Standard & Poor's will be suspended for a year from rating bonds in one of its most lucrative businesses in a $60 million settlement with the U.S. Securities and Exchange Commission, according to a person with knowledge of the matter.
The deal, which the person said may be announced as soon as tomorrow, is the agency's toughest action yet in an industry blamed for fueling the 2008 financial crisis by assigning inflated grades to risky mortgage debt. Instead of securities created during that period, though, the SEC's investigation has looked at whether S&P bent its criteria to win business on commercial-mortgage bonds issued in 2011.
The suspension will ban S&P from rating debt in the biggest portion of that market, those that bundle multiple loans tied to anything from shopping malls to skyscrapers, into securities that are sold to bond investors, according to the person, who asked not to be identified because the discussions are private.
In addition to the SEC fine, the unit of McGraw Hill Financial Inc. is also facing a penalty to settle probes of the same ratings by Attorneys General in New York and Massachusetts, said the person and a second with knowledge of the talks.

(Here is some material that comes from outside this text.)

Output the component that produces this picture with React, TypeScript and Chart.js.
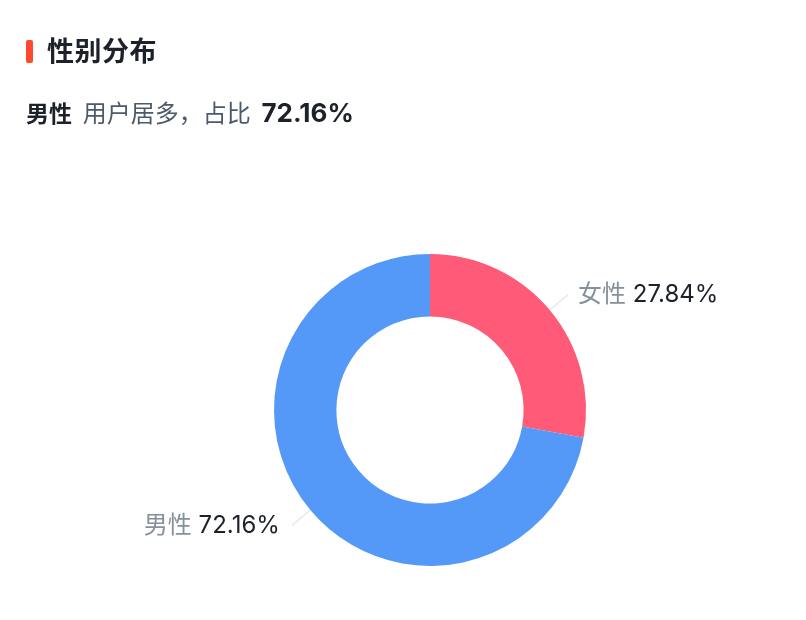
import React, { useEffect, useRef } from 'react';
import { Chart, registerables } from 'chart.js';

Chart.register(...registerables);

const genders = ['女性', '男性'];
const shares = [27.84, 72.16];
const colors = ['#FF5B79', '#5599F8'];

const FONT = "Inter, 'Noto Sans CJK SC', sans-serif";

const leaderLabels = {
    id: 'leaderLabels',
    afterDatasetsDraw(chart: any) {
        const ctx = chart.ctx;
        const meta = chart.getDatasetMeta(0);
        meta.data.forEach((arc: any, i: number) => {
            const mid = (arc.startAngle + arc.endAngle) / 2;
            const cos = Math.cos(mid);
            const sin = Math.sin(mid);
            const r0 = arc.outerRadius;
            const r1 = arc.outerRadius + 24;
            const x0 = arc.x + cos * r0;
            const y0 = arc.y + sin * r0;
            const x1 = arc.x + cos * r1;
            const y1 = arc.y + sin * r1;
            ctx.save();
            ctx.strokeStyle = '#E5E8EF';
            ctx.lineWidth = 1.5;
            ctx.beginPath();
            ctx.moveTo(x0, y0);
            ctx.lineTo(x1, y1);
            ctx.stroke();

            const name = genders[i] + ' ';
            const value = shares[i].toFixed(2) + '%';
            ctx.font = `24px ${FONT}`;
            ctx.textBaseline = 'middle';
            const nameW = ctx.measureText(name).width;
            const valueW = ctx.measureText(value).width;
            const right = cos >= 0;
            const startX = right ? x1 + 10 : x1 - 12 - nameW - valueW;
            ctx.textAlign = 'left';
            ctx.fillStyle = '#86909C';
            ctx.fillText(name, startX, y1);
            ctx.fillStyle = '#1D2129';
            ctx.fillText(value, startX + nameW, y1);
            ctx.restore();
        });
    },
};

function GenderChart() {
    const chartRef = useRef<HTMLCanvasElement | null>(null);
    const chartInstance = useRef<Chart | null>(null);

    useEffect(() => {
        if (chartRef.current) {
            if (chartInstance.current) {
                chartInstance.current.destroy();
            }
            const ctx = chartRef.current.getContext('2d');
            if (ctx) {
                chartInstance.current = new Chart(ctx, {
                    type: 'doughnut',
                    data: {
                        labels: genders,
                        datasets: [{
                            data: shares,
                            backgroundColor: colors,
                            borderWidth: 0,
                        }],
                    },
                    options: {
                        responsive: false,
                        animation: false,
                        cutout: '60%',
                        layout: {
                            padding: { left: 274, right: 220, top: 254, bottom: 54 },
                        },
                        plugins: {
                            legend: { display: false },
                            tooltip: { enabled: false },
                        },
                    },
                    plugins: [leaderLabels],
                });
            }
        }
        return () => {
            if (chartInstance.current) {
                chartInstance.current.destroy();
                chartInstance.current = null;
            }
        };
    }, []);

    return <canvas ref={chartRef} width={806} height={620} style={{ position: 'absolute', left: 0, top: 0 }} />;
}

export default function App() {
    return (
        <div style={{ position: 'fixed', left: 0, top: 0, width: 806, height: 620, background: '#fff', fontFamily: FONT }}>
            <GenderChart />
            <div style={{ position: 'absolute', left: 26, top: 40, width: 7, height: 23, borderRadius: 2, background: '#FF4A2E' }} />
            <div style={{ position: 'absolute', left: 47, top: 33, fontSize: 27, lineHeight: '38px', fontWeight: 600, color: '#1D2129', letterSpacing: 0.5 }}>
                性别分布
            </div>
            <div style={{ position: 'absolute', left: 26, top: 96, lineHeight: '34px', color: '#1D2129', whiteSpace: 'nowrap' }}>
                <span style={{ fontSize: 23, fontWeight: 700 }}>男性</span>
                <span style={{ fontSize: 24, color: '#4E5969', marginLeft: 4 }}> 用户居多，占比 </span>
                <span style={{ fontSize: 26, fontWeight: 700, marginLeft: 4 }}>72.16%</span>
            </div>
        </div>
    );
}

Catherine Mathis, a spokeswoman for McGraw Hill, declined to comment as did Judy Burns, a SEC spokeswoman, Matt Mittenthal, a New York Attorney General spokesman, and Brad Puffer, a Massachusetts Attorney General spokesman.
The CMBS probe is separate from a lawsuit by the Justice Department tied to subprime home loans that S&P rated before the credit crisis. S&P is expected to settle that matter as soon as this quarter for about $1 billion in penalties, people familiar with the matter said this month.
The SEC sent S&P a Wells notice in July, saying that investigators were pursuing an enforcement action tied to six commercial mortgage-backed securities, or CMBS, ratings from 2011, according to a regulatory filing. The alleged violations relate to the CMBS rankings and "public disclosure made by S&P regarding those ratings thereafter," McGraw Hill said.